Topology graph
Because of its inherent simplicity, the apparatus of graph theory found extensive use in industrial geometric modeling. One of the well-turned ideas emerged early on was distinguishing between the syntax (topology) and the semantics (geometry) of digital shape representation. In the boundary representation scheme, the topology can be expressed in the form of an acyclic directed simple graph (having no self-loops and parallel edges [Deo, 1974]). The topology graph determines how the primary topological elements (faces, edges, and vertices) are nested. The possibility to have several parent nodes for a single child enables sharing and instancing of the boundary elements.
Let's take a simple box shape in its boundary representation.
The topology graph is the B-rep structure itself, so to construct the explicit graph, one has to iterate from the topmost boundary elements (compounds, solids, etc.) down to the atomic entities, i.e., vertices while constructing the corresponding graph nodes and arcs along the way. The following image illustrates a formal topology graph for the box shape.
Options
You can see that even for such simple shapes as boxes, the topology graph is a massive thing. Two options are letting you reduce the complexity of the graph:
- Select a boundary element of interest, and build a graph for this element alone.
- Specify the level of details you want to get out of the topology graph.
The following graph represents a single face selected in the viewer:
The color codes of nodes denote different types of boundary elements.
| selected | COMPOUND | COMPSOLID | SOLID | SHELL |
| FACE | WIRE | EDGE | VERTEX |
The color codes of arcs denote different topological orientations.
| FORWARD | REVERSED |
To specify the level of details, use the corresponding selector in the corresponding dialog box.

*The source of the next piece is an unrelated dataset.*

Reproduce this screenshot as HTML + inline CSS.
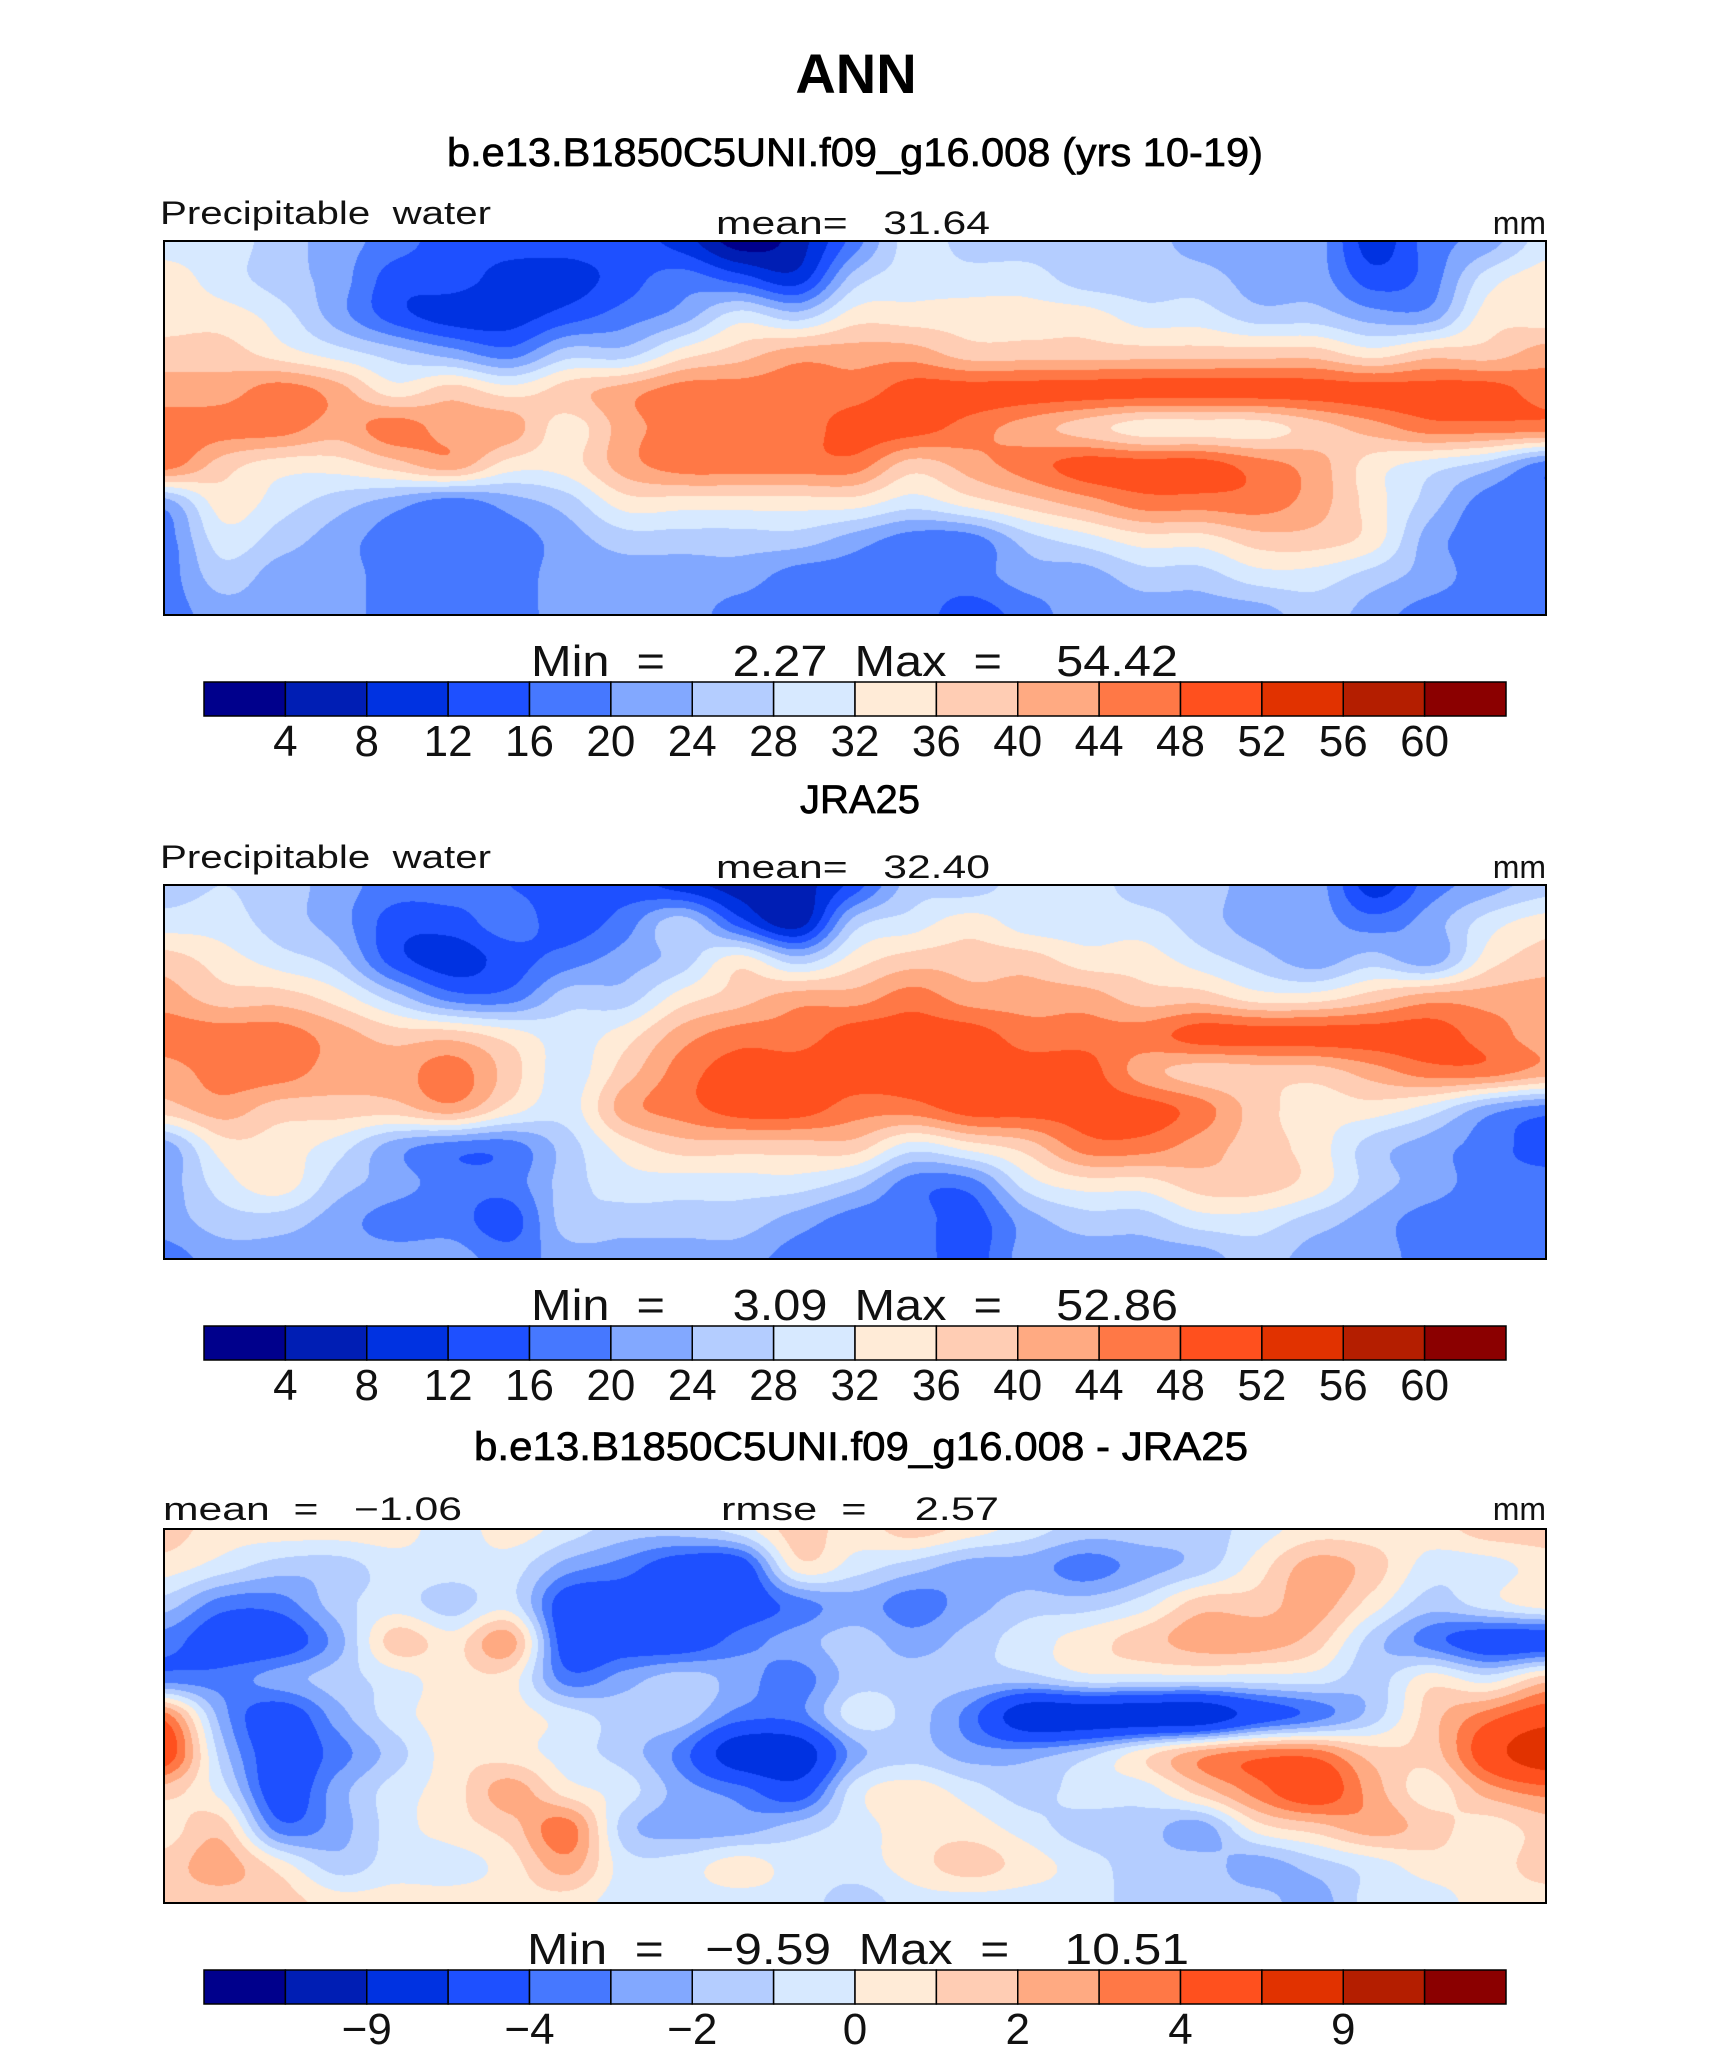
<!DOCTYPE html>
<html><head><meta charset="utf-8"><title>ANN Precipitable water</title>
<style>
html,body{margin:0;padding:0;background:#fff;}
#root{position:relative;width:1710px;height:2051px;overflow:hidden;background:#fff;}
canvas{position:absolute;}
svg{position:absolute;left:0;top:0;}
text{font-family:"Liberation Sans",sans-serif;fill:#000;white-space:pre;}
.sub{stroke:#000;stroke-width:0.7;}
.thin{fill:#111;}
</style></head>
<body>
<div id="root">
<canvas id="map1" width="1382" height="374" style="left:164px;top:241px"></canvas>
<canvas id="map2" width="1382" height="374" style="left:164px;top:885px"></canvas>
<canvas id="map3" width="1382" height="374" style="left:164px;top:1529px"></canvas>
<svg id="ov" width="1710" height="2051" xml:space="preserve">
<text x="856" y="93" font-size="56" font-weight="bold" text-anchor="middle">ANN</text>
<text class="sub" x="447" y="166" font-size="40" textLength="816" lengthAdjust="spacingAndGlyphs">b.e13.B1850C5UNI.f09_g16.008 (yrs 10-19)</text>
<text class="thin" x="160" y="224" font-size="32" textLength="331" lengthAdjust="spacingAndGlyphs">Precipitable  water</text>
<text class="thin" x="716" y="234" font-size="32" textLength="274" lengthAdjust="spacingAndGlyphs">mean=   31.64</text>
<text class="thin" x="1546" y="234" font-size="32" text-anchor="end">mm</text>
<text class="thin" x="531" y="676" font-size="44" textLength="647" lengthAdjust="spacingAndGlyphs">Min  =     2.27  Max  =    54.42</text>

<text class="sub" x="860" y="813" font-size="40" text-anchor="middle">JRA25</text>
<text class="thin" x="160" y="868" font-size="32" textLength="331" lengthAdjust="spacingAndGlyphs">Precipitable  water</text>
<text class="thin" x="716" y="878" font-size="32" textLength="274" lengthAdjust="spacingAndGlyphs">mean=   32.40</text>
<text class="thin" x="1546" y="878" font-size="32" text-anchor="end">mm</text>
<text class="thin" x="531" y="1320" font-size="44" textLength="647" lengthAdjust="spacingAndGlyphs">Min  =     3.09  Max  =    52.86</text>

<text class="sub" x="474" y="1460" font-size="40" textLength="774" lengthAdjust="spacingAndGlyphs">b.e13.B1850C5UNI.f09_g16.008 - JRA25</text>
<text class="thin" x="163" y="1520" font-size="32" textLength="299" lengthAdjust="spacingAndGlyphs">mean  =   −1.06</text>
<text class="thin" x="721" y="1520" font-size="32" textLength="278" lengthAdjust="spacingAndGlyphs">rmse  =    2.57</text>
<text class="thin" x="1546" y="1520" font-size="32" text-anchor="end">mm</text>
<text class="thin" x="527" y="1964" font-size="44" textLength="662" lengthAdjust="spacingAndGlyphs">Min  =   −9.59  Max  =    10.51</text>
<g id="frames"></g>
<g id="bars"></g>
</svg>
</div>
<script>
const colors = ["#00008c","#001eb4","#0032e1","#1e50ff","#4678ff","#82a8ff","#b4cdff","#d7e9ff","#ffebd7","#ffcdb4","#ffaa82","#ff7846","#ff501e","#e13200","#b41e00","#8b0000"];
const meanLevels = [4,8,12,16,20,24,28,32,36,40,44,48,52,56,60];
const meanTickLabels = ["4","8","12","16","20","24","28","32","36","40","44","48","52","56","60"];
const diffLevels = [-12,-9,-6,-4,-3,-2,-1,0,1,2,3,4,6,9,12];
const diffTickLabels = ["","−9","","−4","","−2","","0","","2","","4","","9",""];

// grids: rows 45N -> 45S (9 deg step), columns 70W -> 290E (15 deg step)
const modelGrid = [
[30,30,26,22,18,14,14,14,14,10,2,6,18,30,26,26,26,26,22,22,22,10,18,22,30],
[34,30,26,22,14,14,10,10,14,18,14,10,26,30,30,30,26,26,26,22,22,14,18,30,34],
[34,34,30,22,14,10,10,14,18,22,30,26,34,34,34,34,34,30,30,26,26,22,22,34,34],
[38,38,34,30,26,22,18,26,26,34,38,42,42,42,38,38,38,38,38,38,38,34,38,38,42],
[42,42,46,42,34,38,34,38,42,46,46,46,46,50,50,50,50,50,50,50,50,50,50,50,46],
[46,46,46,42,46,42,42,34,42,46,46,46,50,50,46,42,38,34,34,34,38,42,46,46,46],
[46,38,34,34,38,42,34,34,42,46,46,46,46,38,42,46,50,50,50,46,42,34,30,26,18],
[22,34,30,26,22,18,22,26,34,34,34,34,34,30,34,38,42,46,46,46,42,34,26,18,18],
[18,30,26,22,18,18,18,22,26,26,26,26,22,18,18,26,30,34,34,38,38,34,22,18,18],
[18,26,22,22,18,18,18,22,22,22,22,18,18,18,18,22,22,26,26,30,30,26,22,18,18],
[18,22,22,22,18,18,18,22,22,22,18,18,18,18,14,18,22,22,22,22,26,22,18,18,18]
];
const jraGrid = [
[26,28,26,22,18,18,16,14,14,10,6,6,14,26,26,30,30,26,26,22,22,10,18,22,26],
[30,30,26,22,14,14,18,14,18,26,14,6,26,30,34,30,30,30,26,22,22,18,22,30,34],
[38,34,30,26,14,10,14,18,22,26,34,26,34,38,38,38,34,34,30,26,22,26,22,34,38],
[42,38,38,34,26,18,18,26,26,34,38,42,42,46,42,42,42,38,38,34,34,38,42,42,42],
[46,46,46,42,38,38,34,30,34,42,46,46,50,50,50,46,46,46,50,50,50,50,50,46,42],
[42,46,46,42,42,46,38,30,38,46,50,50,50,50,50,50,50,42,38,38,38,42,46,46,42],
[38,42,38,38,38,42,34,30,42,46,50,50,46,46,50,50,50,50,46,38,34,34,30,22,18],
[22,34,34,30,22,18,18,26,34,38,38,38,38,30,34,38,46,46,42,38,34,26,22,18,14],
[22,30,34,26,22,18,18,26,30,30,30,30,26,18,18,30,34,34,38,38,34,26,22,18,18],
[22,26,26,22,18,18,14,26,26,26,26,22,18,18,14,22,26,26,30,30,26,22,18,18,18],
[18,22,22,22,22,22,18,22,22,22,22,18,18,18,14,22,22,22,22,26,22,22,18,18,18]
];
const diffGrid = [
[1.5,.5,.5,.5,.5,-.5,.5,-.5,-1.5,-1.5,-.5,1.5,.5,1.5,.5,-.5,-1.5,-1.5,-1.5,-.5,.5,.5,.5,1.5,1.5],
[.5,-.5,-1.5,-1.5,-.5,-.5,-.5,-2.5,-3.5,-5,-5,.5,-.5,-1.5,-2.5,-2.5,-3.5,-2.5,-1.5,.5,2.5,1.5,-.5,-.5,.5],
[-1.5,-3.5,-3.5,-1.5,-.5,-1.5,-.5,-5,-5,-5,-5,-3.5,-2.5,-3.5,-2.5,-1.5,-1.5,-.5,1.5,1.5,2.5,.5,-1.5,-.5,.5],
[-3.5,-5,-5,-2.5,1.5,.5,2.5,-5,-5,-5,-3.5,-2.5,-1.5,-2.5,-1.5,-.5,.5,1.5,2.5,2.5,1.5,-1.5,-3.5,-5,-5],
[-3.5,-3.5,-2.5,-1.5,-.5,.5,.5,-3.5,-2.5,-1.5,-2.5,-3.5,-1.5,-1.5,-1.5,-1.5,-.5,-.5,-.5,-.5,-.5,-1.5,.5,-.5,1.5],
[3.5,-2.5,-5,-2.5,-.5,.5,.5,-.5,-1.5,-1.5,-3.5,-3.5,-.5,-1.5,-3.5,-7.5,-7.5,-7.5,-7.5,-5,-3.5,-1.5,1.5,3.5,5],
[5,-1.5,-5,-3.5,-1.5,.5,.5,-.5,-1.5,-3.5,-7.5,-7.5,-2.5,-1.5,-2.5,-2.5,-1.5,.5,2.5,3.5,3.5,1.5,1.5,5,7.5],
[1.5,-.5,-5,-2.5,-.5,.5,2.5,.5,-.5,-2.5,-3.5,-5,-.5,.5,-.5,-1.5,-.5,-.5,1.5,3.5,5,2.5,.5,2.5,3.5],
[.5,1.5,-3.5,-2.5,-.5,.5,1.5,3.5,-1.5,-2.5,-2.5,-1.5,-.5,.5,.5,-.5,-1.5,-1.5,-2.5,.5,1.5,2.5,1.5,.5,1.5],
[1.5,2.5,.5,-1.5,-.5,-.5,.5,2.5,-.5,-.5,.5,-.5,-.5,.5,1.5,.5,-.5,-1.5,-1.5,-2.5,-1.5,-.5,.5,.5,1.5],
[1.5,1.5,1.5,.5,.5,.5,.5,.5,-.5,-.5,-.5,-.5,-1.5,-.5,-.5,-.5,-.5,-1.5,-1.5,-1.5,-2.5,-.5,-.5,.5,.5]
];

function hexToRgb(h){return [parseInt(h.substr(1,2),16),parseInt(h.substr(3,2),16),parseInt(h.substr(5,2),16)];}
const rgb = colors.map(hexToRgb);
function levelIndex(v, levels){let k=0;while(k<levels.length && v>=levels[k])k++;return k;}
function cr(p0,p1,p2,p3,t){return 0.5*((2*p1)+(-p0+p2)*t+(2*p0-5*p1+4*p2-p3)*t*t+(-p0+3*p1-3*p2+p3)*t*t*t);}
function sample(grid,u,v){
  const R=grid.length,C=grid[0].length;
  const i=Math.floor(u),j=Math.floor(v),tu=u-i,tv=v-j;
  const g=(r,c)=>grid[Math.max(0,Math.min(R-1,r))][Math.max(0,Math.min(C-1,c))];
  const rows=[];
  for(let dr=-1;dr<=2;dr++){rows.push(cr(g(j+dr,i-1),g(j+dr,i),g(j+dr,i+1),g(j+dr,i+2),tu));}
  return cr(rows[0],rows[1],rows[2],rows[3],tv);
}
function drawMap(id,grid,levels){
  const cv=document.getElementById(id),ctx=cv.getContext('2d');
  const W=cv.width,H=cv.height,img=ctx.createImageData(W,H);
  const C=grid[0].length-1,R=grid.length-1;
  for(let y=0;y<H;y++){for(let x=0;x<W;x++){
    const v=sample(grid,x/(W-1)*C,y/(H-1)*R);
    const c=rgb[levelIndex(v,levels)],o=(y*W+x)*4;
    img.data[o]=c[0];img.data[o+1]=c[1];img.data[o+2]=c[2];img.data[o+3]=255;}}
  ctx.putImageData(img,0,0);
}
drawMap('map1',modelGrid,meanLevels);
drawMap('map2',jraGrid,meanLevels);
drawMap('map3',diffGrid,diffLevels);

const NS='http://www.w3.org/2000/svg';
const frames=document.getElementById('frames');
[241,885,1529].forEach(function(top,k){
  const r=document.createElementNS(NS,'rect');
  r.setAttribute('x',164);r.setAttribute('y',top);r.setAttribute('width',1382);r.setAttribute('height',374);
  r.setAttribute('fill','none');r.setAttribute('stroke','#000');r.setAttribute('stroke-width','2');
  
  
  frames.appendChild(r);
});
const bars=document.getElementById('bars');
const barX=204,barW=1302,boxW=barW/16;
function drawBar(top,labels,baseline){
  for(let k=0;k<16;k++){
    const r=document.createElementNS(NS,'rect');
    r.setAttribute('x',barX+k*boxW);r.setAttribute('y',top);r.setAttribute('width',boxW);r.setAttribute('height',34);
    r.setAttribute('fill',colors[k]);r.setAttribute('stroke','#000');r.setAttribute('stroke-width','1.5');
    
    
    bars.appendChild(r);
  }
  labels.forEach(function(lab,k){
    if(!lab)return;
    const t=document.createElementNS(NS,'text');
    t.setAttribute('x',barX+(k+1)*boxW);t.setAttribute('y',baseline);
    t.setAttribute('font-size','44');t.setAttribute('text-anchor','middle');
    t.setAttribute('class','thin');
    t.textContent=lab;
    
    
    bars.appendChild(t);
  });
}
drawBar(682,meanTickLabels,756);
drawBar(1326,meanTickLabels,1400);
drawBar(1970,diffTickLabels,2044);
</script>
</body></html>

The "colorize locations" checkbox allows one to visualize the internal locations of subshapes.
Why bother?
A topology graph is a low-level thing. You need to work with it, for example, when implementing Euler operators. The topology graph is also a syntactic descriptor of your CAD model that does not specify any geometry. Therefore, if you do some shape editing, you should first ask yourself if it's a topology-only operation (like defeaturing of some isolated CAD features). The topology-only approaches are very efficient and 100% robust if implemented properly.